John McCowen - Live At ISSUE Project Room (DAAANG, 2020) ****½

By Keith Prosk

Clarinetist John McCowen catalogs the breadths and depths of the contrabass clarinet’s tone and timbre on Live At ISSUE Project Room. It is McCowen’s second release of the year thus far, after the fiery Bb skronk of Two Energy Cops At 3AM , recorded at ISSUE Project Room in NYC, at which the clarinetist is an artist-in-residence for 2020. By my count, it’s his sixth solo release in as many years, yet he’s still capable of pushing boundaries despite treading familiar territories.
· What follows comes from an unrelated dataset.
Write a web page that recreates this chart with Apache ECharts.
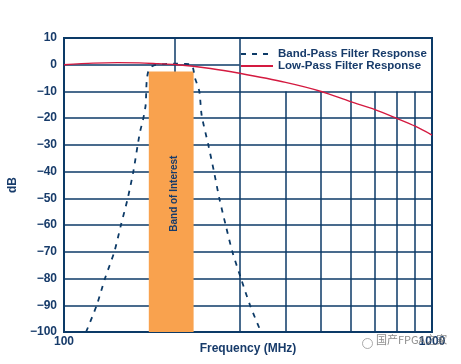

Those familiar with McCowen’s work will find his characteristic drones - inhabited by a dynamic ecosystem of resonances and harmonic beatings - living and well here. The first section of this continuous 44 minute set catalogs his style in a series of increasingly technical fragments framed by silences, with a progression of something like: simple sonorous blowing > eventually reaching resonance > resonating immediately > manipulating resonant pulses > increasing multiphonics to three clearly audible lines > manipulating all three lines > increasing multiphonics to four audible lines > manipulating all four lines. And those four lines are, as is similar to much of his other multiphonic music, a low, deep drone, a high-pitched overtone, a kind of morse code, a distorted buzz. And they create a rich polyrhythm with each other, mercurial as sine wave pulses warble, fishtail, and eddy. What’s particularly amazing is that McCowen is able to pick up exactly where he left off after each silence, rather than build back to the state. This transitions to a running motor, with lines of didgeridoo and distortion, deep and bodily, punctuated by freight train overblows. Around the 26 minute mark, his playing is occasionally stepped, rather than sinuous, like a drop in dance music. The jaguar purr fades to pure fuzz, still multiphonic and dynamic, endless for his bottomless lungs, like a white noise maelstrom, still punctuated by high-volume high-distortion freight train horns - or a bellicose squawk - before returning right back to multiphonics. The effect is visceral, even violent, a fire revivifying the phoenix. The final few minutes feature restrained, ascetic play teasing out resonant, meditative waves, warm as a church organ hum.

Those familiar with McCowen’s work will recognize that these are the compositions originally recorded on Solo Contra, stretched out and backwards. Solo works provide a point of definition along the trajectory of a musician’s growth, unblurred by their work in ensemble; two solo works containing the same compositions provide an even clearer contrast between the younger and the older musician. Six solo works in six years might seem a bit much but, considering McCowen’s rapid growth since 2016 (when Solo Contra was recorded), evidenced here by audibly increased control of time, tone, timbre, technique, breath, and pulse, this recording feels like a necessary document. McCowen is at the cutting edge of clarinet sound. With compositional sensibilities that splay and clarify the instrument’s characteristics, now naked before the listener’s ears. I look forward to hearing this level of mastery in his next ensemble piece.

Live At ISSUE Project Room is a digital-only release.